Overview
Treasury, IRS Issue Foreign Tax Credit Guidance Regarding Foreign-Initiated Adjustments: Today, Treasury and the IRS released Notice 2016-52, which provides guidance relating to certain transactions that will be considered foreign tax credit splitter arrangements under section 909. Section 909 is intended to prevent the separation of creditable foreign taxes from related income by, in general, deferring the right to claim credits until the related income is included in US taxable income. According to the notice, Treasury and the IRS intend to issue regulations under section 909 that will identify two new splitter arrangements relating to section 902 corporations that pay foreign income taxes pursuant to foreign-initiated adjustments. The regulations will apply similar rules to taxpayers that take the position that taxes paid by a US person pursuant to a foreign-initiated adjustment to the tax liability of a section 902 corporation are eligible for a direct foreign tax credit under section 901. Treasury and the IRS have requested comments on the rules described in the notice.

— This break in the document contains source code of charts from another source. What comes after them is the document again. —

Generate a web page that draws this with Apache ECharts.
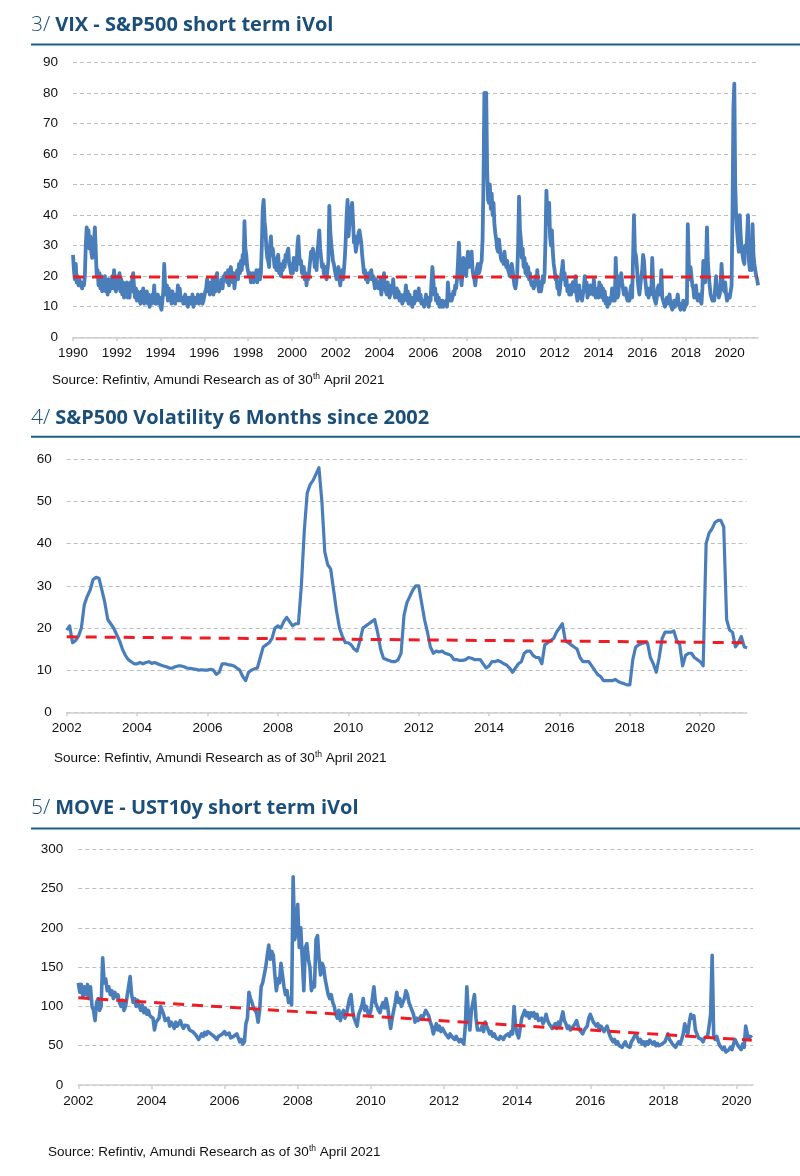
<!DOCTYPE html>
<html>
<head>
<meta charset="utf-8">
<script src="https://cdn.jsdelivr.net/npm/echarts@6/dist/echarts.min.js"></script>
<style>
html,body{margin:0;padding:0;background:#fff;}
#main{width:800px;height:1176px;}
</style>
</head>
<body>
<div id="main"></div>
<script>
// ---------- Chart 3/ VIX (semi-monthly, from Jan 1990) ----------
const vixStartYear = 1990;
const vixValues = [
  27,22,19,24,18,20,17,19,18,17,16,18,17,20,30,36,33,35,29,33,28,26,27,31, // 1990
  36,28,20,22,17,21,16,20,15,19,16,20,15,18,14,19,15,18,16,20,16,22,17,15, // 1991
  16,20,17,21,15,19,14,18,13,17,14,18,13,16,13,18,15,19,21,16,13,16,12,15, // 1992
  14,12,11,15,12,16,11,14,12,15,11,14,10,13,11,14,12,17,11,14,11,14,12,13, // 1993
  10,9,12,15,24,17,14,17,12,16,13,15,11,15,12,14,11,14,13,17,12,16,13,12,  // 1994
  13,11,12,14,11,13,10,13,11,13,11,14,10,13,11,13,12,14,11,13,12,14,11,12, // 1995
  12,15,16,19,15,18,14,17,15,19,14,18,15,20,21,16,15,17,16,19,16,20,19,21, // 1996
  20,18,22,17,21,23,20,18,21,16,19,20,22,19,24,21,25,22,27,24,38,29,27,23, // 1997
  23,20,21,18,19,21,18,20,19,22,18,21,22,19,21,30,42,45,38,35,29,26,25,23, // 1998
  30,33,27,29,26,23,25,22,26,27,21,24,20,23,22,25,23,27,25,28,29,24,23,21, // 1999
  24,21,26,23,25,22,30,33,27,24,25,21,21,23,19,21,17,20,19,22,25,28,26,29, // 2000
  27,23,26,22,28,31,35,29,26,23,24,21,20,23,19,22,25,43,35,31,28,25,24,22, // 2001
  22,19,21,23,19,17,20,22,19,22,26,32,40,45,33,37,38,42,44,38,31,33,28,30, // 2002
  31,34,35,33,31,27,24,21,22,19,20,18,21,19,20,22,19,20,18,16,19,17,18,16, // 2003
  16,19,14,17,18,21,16,15,14,18,15,13,14,17,15,19,15,13,14,16,13,15,12,14, // 2004
  13,11,12,14,13,17,12,15,11,14,11,13,10,13,11,15,12,14,13,16,12,14,11,12, // 2005
  12,10,12,14,11,13,10,13,12,18,23,19,14,16,12,14,11,13,10,12,10,12,10,11, // 2006
  11,12,10,18,14,12,14,12,13,15,14,17,16,19,24,31,25,20,17,21,26,22,24,20, // 2007
  25,28,23,24,26,28,22,20,19,17,20,23,24,21,22,24,25,32,50,80,60,80,55,45, // 2008
  44,50,42,47,40,44,37,34,32,29,28,32,29,26,25,27,24,28,25,23,25,22,22,20, // 2009
  20,24,22,19,17,16,18,21,30,46,35,32,26,29,23,26,21,24,20,23,19,21,18,17, // 2010
  18,16,17,20,18,22,17,15,18,15,17,20,18,21,32,48,40,37,44,33,30,35,28,24, // 2011
  22,19,20,16,17,14,16,20,22,25,19,21,17,19,15,17,14,17,14,17,18,15,16,20, // 2012
  14,12,13,17,13,15,12,14,16,20,16,18,13,15,14,17,15,17,14,19,15,13,13,16, // 2013
  13,18,14,17,13,16,12,15,11,13,10,12,11,13,12,16,12,14,12,26,16,13,14,20, // 2014
  17,21,18,16,14,15,16,13,12,14,12,15,17,13,13,40,28,27,24,19,16,14,17,20, // 2015
  22,27,25,20,17,14,15,13,16,14,15,26,18,13,12,11,13,16,17,14,15,22,13,12, // 2016
  12,10,11,13,11,13,14,11,11,9,10,12,10,11,12,14,11,10,9,11,10,12,9,10,   // 2017
  10,11,37,25,19,23,20,17,16,13,15,17,13,12,12,14,12,11,16,25,20,18,24,36, // 2018
  25,20,17,14,14,12,13,12,16,20,16,15,13,14,17,24,19,16,15,18,14,12,13,14, // 2019
  13,15,17,40,75,83,50,40,35,31,28,40,33,29,27,25,24,30,28,33,40,25,22,23, // 2020
  22,37,27,24,22,20,19,17                                                  // 2021 Jan-Apr
];
const vixAverage = 19.7;
const vixTicks = [1990,1992,1994,1996,1998,2000,2002,2004,2006,2008,2010,2012,2014,2016,2018,2020];

// ---------- Chart 4/ S&P500 6M volatility (monthly, from Jan 2002) ----------
const spxStartYear = 2002;
const spxValues = [
  19.5,20.5,16.5,17,18,20,25.5,27.5,29,31.5,32,31.8,       // 2002
  29,26,22,21,20,18.5,17,15,13.5,12.5,12,11.5,             // 2003
  11.5,11.8,11.5,11.8,12,11.6,11.8,11.5,11.2,11,10.8,10.5, // 2004
  10.5,10.8,11,11,10.8,10.5,10.4,10.3,10.2,10,10.1,10,     // 2005
  10,10.2,10,9,9.5,11.5,11.5,11.3,11.2,11,10.5,10,         // 2006
  8.5,7.5,9.5,10,10.3,10.5,13,15.5,16,16.5,17.5,20,        // 2007
  20.5,20,21.5,22.5,21.5,20.5,21,21,30,43,52,54,           // 2008
  55,56.5,58,50,38,35,34,29,24,20,18,16.5,                 // 2009
  16.5,16,15,14.5,17,20,20.5,21,21.5,22,19,15,             // 2010
  12.8,12.5,12.3,12,12,12.5,14,23,26,27.5,29,30,           // 2011
  30,26,22,19,15.5,14,14.5,14.3,14.5,14,13.8,13.5,         // 2012
  12.5,12.5,12.3,12.3,12.5,13,12.8,12.5,12.5,12.5,11.5,10.5, // 2013
  11,12,12,12.3,12,11.5,11.2,10.5,9.5,10.5,11.5,12,        // 2014
  14,14.5,14.5,13.5,13,13,11.5,16,16.5,17,17.5,19,         // 2015
  20,21,17,16.5,16,15.5,15,13,12,12,12,11,                 // 2016
  10,9,8.5,7.5,7.5,7.5,7.5,7.8,7.3,7,6.8,6.5,              // 2017
  6.5,12.5,15.5,16,16.3,16.5,16.5,13,11.5,9.5,13,17.5,     // 2018
  19,19,19,19.3,17,16,11,13.5,14,14,13,12.5,               // 2019
  12,11,40,42.5,43.5,45,45.5,45.5,44,22,19.5,19,           // 2020
  15.5,16.5,18,15.5,15.3                                   // 2021
];
const spxTrend = [17.9, 16.5];
const spxTicks = [2002,2004,2006,2008,2010,2012,2014,2016,2018,2020];

// ---------- Chart 5/ MOVE (semi-monthly, from Jan 2002) ----------
const moveStartYear = 2002;
const moveValues = [
  130,118,128,112,125,115,128,110,125,100,95,82,105,110,95,100,162,130,135,120,125,115,120,110, // 2002
  118,112,115,105,100,108,95,100,98,125,138,115,105,110,100,108,100,95,102,92,98,90,95,88,      // 2003
  90,85,70,80,78,85,100,95,90,82,80,85,75,80,77,72,80,75,78,82,76,72,76,74,                     // 2004
  75,70,72,68,70,64,62,58,60,65,62,67,64,68,66,65,67,62,60,58,62,60,64,62,                      // 2005
  68,64,62,66,60,58,62,60,65,60,55,58,52,55,78,85,118,110,105,98,100,92,80,95,                  // 2006
  125,130,140,150,165,178,160,170,165,140,120,135,130,155,140,125,115,120,105,110,102,265,185,195, // 2007
  230,175,200,160,120,175,180,160,150,120,130,125,185,190,160,140,155,150,135,125,115,110,115,105, // 2008
  100,90,85,95,82,90,95,85,90,100,110,115,95,85,80,75,90,95,100,110,95,100,92,88,               // 2009
  95,110,125,105,100,95,92,100,105,98,110,100,85,72,85,95,105,118,105,110,100,98,110,120,       // 2010
  115,105,100,95,90,80,85,82,80,88,85,90,95,97,88,80,75,65,72,78,70,75,68,72,                   // 2011
  70,65,66,60,65,62,60,58,62,58,55,58,55,52,75,125,90,70,95,105,115,85,70,68,                   // 2012
  70,75,68,80,75,70,65,68,62,65,60,62,58,62,60,58,62,60,65,62,68,65,100,75,                     // 2013
  65,60,60,85,90,95,88,92,85,92,88,92,85,90,82,80,85,78,82,90,82,78,75,72,                      // 2014
  75,78,72,80,75,85,93,82,78,72,75,70,72,75,78,82,75,70,68,65,70,68,75,85,                      // 2015
  90,85,80,82,75,78,70,75,72,68,70,75,68,62,58,55,58,52,55,50,52,48,52,55,                      // 2016
  50,52,48,55,58,62,65,60,55,58,52,55,50,55,52,57,55,52,55,50,53,50,48,52,                      // 2017
  50,55,60,65,58,55,52,50,48,52,55,52,58,65,78,70,65,80,90,85,88,70,65,60,                      // 2018
  62,58,55,60,58,62,75,90,165,62,58,62,55,50,52,45,48,42,40,45,48,45,52,58,                     // 2019
  60,50,48,45,52,48,75,65,58,62,60                                                             // 2020
];
const moveTrend = [111, 57];
const moveTicks = [2002,2004,2006,2008,2010,2012,2014,2016,2018,2020];

// ---------- build series data ----------
const toXY = (vals, start, perYear) => vals.map((v, i) => [start + i / perYear, v]);
const vixData = toXY(vixValues, vixStartYear, 24);
const spxData = toXY(spxValues, spxStartYear, 12);
const moveData = toXY(moveValues, moveStartYear, 24);
const lastX = d => d[d.length - 1][0];

const BLUE = '#4a7ebb';
const RED = '#ee1c25';
const TITLE = '#1b4f7a';
const axisFont = 'Liberation Sans, Arial, sans-serif';

function xAxis(grid, min, max, ticks) {
  return {
    gridIndex: grid, type: 'value', min: min, max: max, interval: 2,
    axisLine: { show: true, lineStyle: { color: '#d0d0d0', width: 1.5 } },
    axisTick: { show: true, length: 4, lineStyle: { color: '#d0d0d0', width: 1.5 }, customValues: ticks },
    axisLabel: { color: '#111', fontSize: 13.5, fontFamily: axisFont, margin: 9, customValues: ticks,
                 formatter: v => String(Math.round(v)) },
    splitLine: { show: false }
  };
}
function yAxis(grid, max, interval) {
  return {
    gridIndex: grid, type: 'value', min: 0, max: max, interval: interval,
    axisLine: { show: false }, axisTick: { show: false },
    axisLabel: { color: '#111', fontSize: 13.5, fontFamily: axisFont, margin: 15 },
    splitLine: { show: true, lineStyle: { color: '#bdbdbd', width: 1, type: [4, 3] } }
  };
}
function titleComp(num, text, top) {
  return {
    left: 31, top: top, padding: 0,
    text: '{n|' + num + '/} {b|' + text + '}',
    textStyle: {
      rich: {
        n: { fontFamily: 'Open Sans', fontWeight: 300, fontSize: 21, color: TITLE, lineHeight: 26 },
        b: { fontFamily: 'Open Sans', fontWeight: 'bold', fontSize: 20, color: TITLE, lineHeight: 26 }
      }
    }
  };
}
function sourceComp(left, top) {
  return {
    left: left, top: top, padding: 0,
    text: '{s|Source: Refintiv, Amundi Research as of 30}{t|th}{s| April 2021}',
    textStyle: {
      fontWeight: 'normal',
      rich: {
        s: { fontFamily: axisFont, fontWeight: 'normal', fontSize: 13.5, color: '#111', lineHeight: 16 },
        t: { fontFamily: axisFont, fontWeight: 'normal', fontSize: 8.5, color: '#111', lineHeight: 16, verticalAlign: 'top' }
      }
    }
  };
}
function rule(y) {
  return { type: 'rect', shape: { x: 31, y: y - 1, width: 769, height: 2 }, style: { fill: '#1f5c88' }, silent: true };
}

const chart = echarts.init(document.getElementById('main'), null, { renderer: 'canvas' });
chart.setOption({
  animation: false,
  backgroundColor: '#fff',
  title: [
    titleComp(3, 'VIX - S&P500 short term iVol', 12.5),
    titleComp(4, 'S&P500 Volatility 6 Months since 2002', 405),
    titleComp(5, 'MOVE - UST10y short term iVol', 795),
    sourceComp(52, 372),
    sourceComp(54, 750),
    sourceComp(48, 1144)
  ],
  graphic: [rule(44.5), rule(436.8), rule(828.5)],
  grid: [
    { left: 73, right: 42, top: 62.3, height: 275 },
    { left: 66.7, right: 53.3, top: 459.3, height: 253 },
    { left: 78.3, right: 47, top: 849.3, height: 235.7 }
  ],
  xAxis: [
    xAxis(0, 1990, 2021.29, vixTicks),
    xAxis(1, 2002, 2021.32, spxTicks),
    xAxis(2, 2002, 2020.45, moveTicks)
  ],
  yAxis: [yAxis(0, 90, 10), yAxis(1, 60, 10), yAxis(2, 300, 50)],
  series: [
    { type: 'line', xAxisIndex: 0, yAxisIndex: 0, data: vixData, showSymbol: false, symbol: 'none',
      lineStyle: { color: BLUE, width: 3.8, join: 'round' } },
    { type: 'line', xAxisIndex: 0, yAxisIndex: 0, symbol: 'none', z: 5,
      data: [[vixStartYear, vixAverage], [lastX(vixData), vixAverage]],
      lineStyle: { color: RED, width: 3, type: [11, 8] } },
    { type: 'line', xAxisIndex: 1, yAxisIndex: 1, data: spxData, showSymbol: false, symbol: 'none',
      lineStyle: { color: BLUE, width: 3.2, join: 'round' } },
    { type: 'line', xAxisIndex: 1, yAxisIndex: 1, symbol: 'none', z: 5,
      data: [[spxStartYear, spxTrend[0]], [lastX(spxData), spxTrend[1]]],
      lineStyle: { color: RED, width: 3, type: [11, 8] } },
    { type: 'line', xAxisIndex: 2, yAxisIndex: 2, data: moveData, showSymbol: false, symbol: 'none',
      lineStyle: { color: BLUE, width: 3.6, join: 'round' } },
    { type: 'line', xAxisIndex: 2, yAxisIndex: 2, symbol: 'none', z: 5,
      data: [[moveStartYear, moveTrend[0]], [lastX(moveData), moveTrend[1]]],
      lineStyle: { color: RED, width: 3, type: [11, 8] } }
  ]
});
</script>
</body>
</html>
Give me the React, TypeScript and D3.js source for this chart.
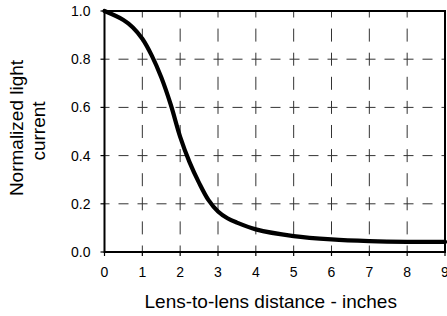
import React from "react";
import * as d3 from "d3";

const distance = [0, 0.5, 0.75, 1, 1.25, 1.5, 1.75, 2, 2.25, 2.5, 2.75, 3, 3.25, 3.5, 4, 5, 6, 7, 8, 9];
const current = [1.0, 0.963, 0.932, 0.885, 0.815, 0.725, 0.612, 0.478, 0.372, 0.287, 0.215, 0.168, 0.14, 0.122, 0.094, 0.066, 0.052, 0.045, 0.042, 0.042];
const xTicks = [0, 1, 2, 3, 4, 5, 6, 7, 8, 9];
const yTicks = [0, 0.2, 0.4, 0.6, 0.8, 1.0];
const xTitle = "Lens-to-lens distance - inches";
const yTitleLines = ["Normalized light", "current"];

const W = 447, H = 316;
const left = 104.5, right = 445, top = 11, bottom = 252;
const font = "'Liberation Sans', Arial, Helvetica, sans-serif";

export default function App() {
  const x = d3.scaleLinear().domain([0, 9]).range([left, right]);
  const y = d3.scaleLinear().domain([0, 1]).range([bottom, top]);
  const line = d3
    .line<number>()
    .x((_, i) => x(distance[i]))
    .y((d) => y(d))
    .curve(d3.curveCatmullRom.alpha(0.5));

  return (
    <svg width={W} height={H} style={{ position: "absolute", left: 0, top: 0, background: "#fff" }}>
      {/* grid */}
      {yTicks.filter((t) => t > 0 && t < 1).map((t) => (
        <line key={"gy" + t} x1={left} x2={right} y1={y(t)} y2={y(t)} stroke="#333" strokeWidth={1}
          strokeDasharray="10,9" strokeDashoffset={5} />
      ))}
      {xTicks.filter((t) => t > 0 && t < 9).map((t) => (
        <line key={"gx" + t} x1={x(t)} x2={x(t)} y1={bottom} y2={top} stroke="#333" strokeWidth={1}
          strokeDasharray="13,11.1" strokeDashoffset={6.5} />
      ))}
      {/* ticks */}
      {yTicks.map((t) => (
        <line key={"ty" + t} x1={left - 4} x2={left} y1={y(t)} y2={y(t)} stroke="#000" strokeWidth={1.2} />
      ))}
      {xTicks.map((t) => (
        <line key={"tx" + t} x1={x(t)} x2={x(t)} y1={bottom} y2={bottom + 4} stroke="#000" strokeWidth={1.2} />
      ))}
      {/* frame */}
      <rect x={left} y={top} width={right - left} height={bottom - top} fill="none" stroke="#000" strokeWidth={2} />
      {/* curve */}
      <path d={line(current) || ""} fill="none" stroke="#000" strokeWidth={4.2} strokeLinejoin="round" strokeLinecap="round" />
      {/* tick labels */}
      {yTicks.map((t) => (
        <text key={"ly" + t} x={90.5} y={y(t) + 5} textAnchor="end" fontFamily={font} fontSize={14} fill="#000">
          {t.toFixed(1)}
        </text>
      ))}
      {xTicks.map((t) => (
        <text key={"lx" + t} x={x(t)} y={277} textAnchor="middle" fontFamily={font} fontSize={14} fill="#000">
          {t}
        </text>
      ))}
      {/* titles */}
      <text x={(left + right) / 2 - 4} y={308} textAnchor="middle" fontFamily={font} fontSize={19} fill="#000">
        {xTitle}
      </text>
      <text transform={`translate(23,128) rotate(-90)`} textAnchor="middle" fontFamily={font} fontSize={19} fill="#000">
        {yTitleLines[0]}
      </text>
      <text transform={`translate(45,131) rotate(-90)`} textAnchor="middle" fontFamily={font} fontSize={19} fill="#000">
        {yTitleLines[1]}
      </text>
    </svg>
  );
}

OECD Releases Comments Received on Discussion Draft Regarding Approaches to Address BEPS Involving Interest in the Banking and Insurance Sectors: Today, the Organization for Economic Cooperation and Development (OECD) released the comments it received on its discussion draft regarding approaches to address base erosion and profit shifting (BEPS) involving interest in the banking and insurance sectors under Action 4 (Limiting Base Erosion Involving Interest Deductions and Other Financial Payments) of the BEPS Action Plan. The OECD released the discussion draft on July 28.
European Commission Launches Effort to Create List of Non-Cooperative Tax Jurisdictions: Today, the European Commission (Commission) announced that it has begun developing the first common European Union (EU) list of non-cooperative tax jurisdictions. According to a press release, a “common EU list of non-cooperative jurisdictions will carry much more weight than the current patchwork of national lists when dealing with non-EU countries that refuse to comply with international tax good governance standards. An EU list will also prevent aggressive tax planners from abusing mismatches between the different national systems.” The Commission plans to publish the “definitive list” of non-cooperative tax jurisdictions by the end of 2017.